Case Name: WILLIAM CHARLTON, PLAINTIFF-APPELLANT, v. JOHN MITCHELL, DEFENDANT-APPELLEE
Court: New Jersey Supreme Court
Jurisdiction: New Jersey
Decision Date: 1938-11-10
Citations: 121 N.J.L. 285
Docket Number: 
Parties: WILLIAM CHARLTON, PLAINTIFF-APPELLANT, v. JOHN MITCHELL, DEFENDANT-APPELLEE.
Judges: 
Reporter: New Jersey Law Reports
Volume: 121
Pages: 285–287

Head Matter:
WILLIAM CHARLTON, PLAINTIFF-APPELLANT, v. JOHN MITCHELL, DEFENDANT-APPELLEE.
Submitted October 4, 1938
Decided November 10, 1938.
Before Brogan, Chief Justice, and Justices Bodine and Heher.
For the plaintiff-appellant, William Charlton, pro se.
For the defendant-appellee, Frank P. Mulligan.

Opinion:
Per Curiam.
The Atlantic City District Court determined that the plaintiff below had no cause of action and judgment for the defendant was accordingly entered. The appeal comes before us on an agreed state of case as follows:
The defendant is a sergeant-at-arms of the District Court of Atlantic City in which court the plaintiff had a judgment against one Perlstein, an attorney-at-law, for the sum of $332.64 and costs. A writ of fieri facias was issued out of the court and delivered to the defendant for customary levy and execution. The sergeant-at-arms levied upon the sum of $200 due and owing to Perlstein for legal services performed for the executrix of the estate of one Boris Polonsky. The said sum represented a counsel fee allowed Perlstein by the Orphans Court of Atlantic county and the executrix paid over the said sum to the sergeant-at-arms. Perlstein, the judgment debtor, a married man, the head of a family and resident in this state, filed a claim of exemption with the defendant who thereupon turned over the said $200 to Perl-stein, notwithstanding the objection of the judgment-creditor-plaintiff.

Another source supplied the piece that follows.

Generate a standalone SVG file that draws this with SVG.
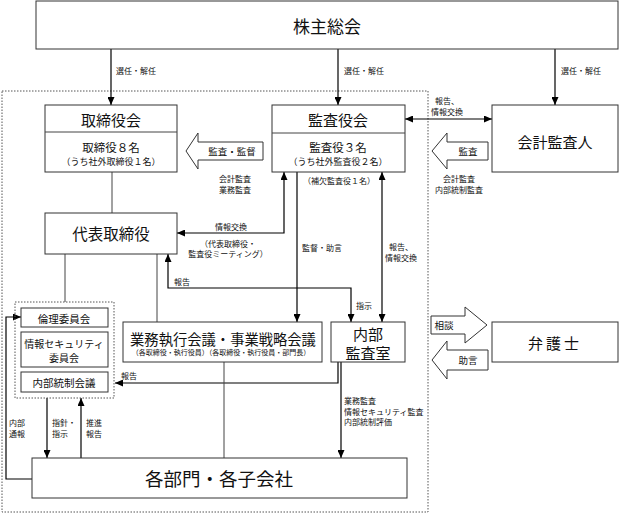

The suit is brought under section 201 of the statute concerning District Courts. Rev. Stat. 2:32-163. That part of the statute provides that "if by reason of the negligence of a constable in the performance of any of the duties imposed upon him by this chapter respecting an execution, the execution creditor fails to recover the amount or any part thereof, to which he is entitled under the execution, with costs, the constable shall be liable to the execution creditor therefor, recoverable in an action of contract with double costs."
On this appeal the appellant urges that the trial court erred in determining that Perlstein was entitled to any exemption of money. Our statute concerning such exemption {Rev. Stat. 2:26-99) provides "Goods and chattels, shares of stock or interests in any corporation and personal property of every kind not exceeding in value, exclusive of wearing apparel, $200, and all wearing apparel, the property of a debtor having a family residing in this state, shall be reserved, both before and after his death, for the use of his family, and shall not be liable to be seized or taken by virtue of any execution or civil process whatever issued out of any court of this state
Briefly stated, the appellant's argument under his first point is that the statute quoted immediately above does not include money as something entitled to exemption up to the amount prescribed. We perceive no merit in this argument. None of the cases cited by the appellant (it is unnecessary to mention them) affords any support for the contention that money as such is not within the statutory exemption. We consider it settled that the statutory language "personal property of every kind" does include money. Bouvier's Law Dictionary (Rawle's 3d Rev.) 2577; 25 O. J. 80, § 132, 133. A further reading of the statute on exemption {Rev. Stat. 2:26-100) makes it clear that the legislature intended, when it spoke of "personal property of every kind," to include not only goods and chattels as they are ordinarily understood but all property of a personal character "which shall be subject to levy." The moneys in question, which were in the hands of an executrix but had been allowed to Perlstein as a counsel fee, were just as much subject to levy as moneys that he might have in a bank account.
It is next argued that the trial court erred in not finding the defendant guilty of negligence or default or both, under the circumstances herein exhibited, and that the entry of judgment for the defendant was error. These points are predicated upon the assumption that there is legal merit in the ground of appeal first argued, viz., that money as such was not by statute intended to be included in the exemption allowed. There being no merit in that point, these other grounds for reversal predicated thereon necessarily fail.
The judgment is affirmed, with costs.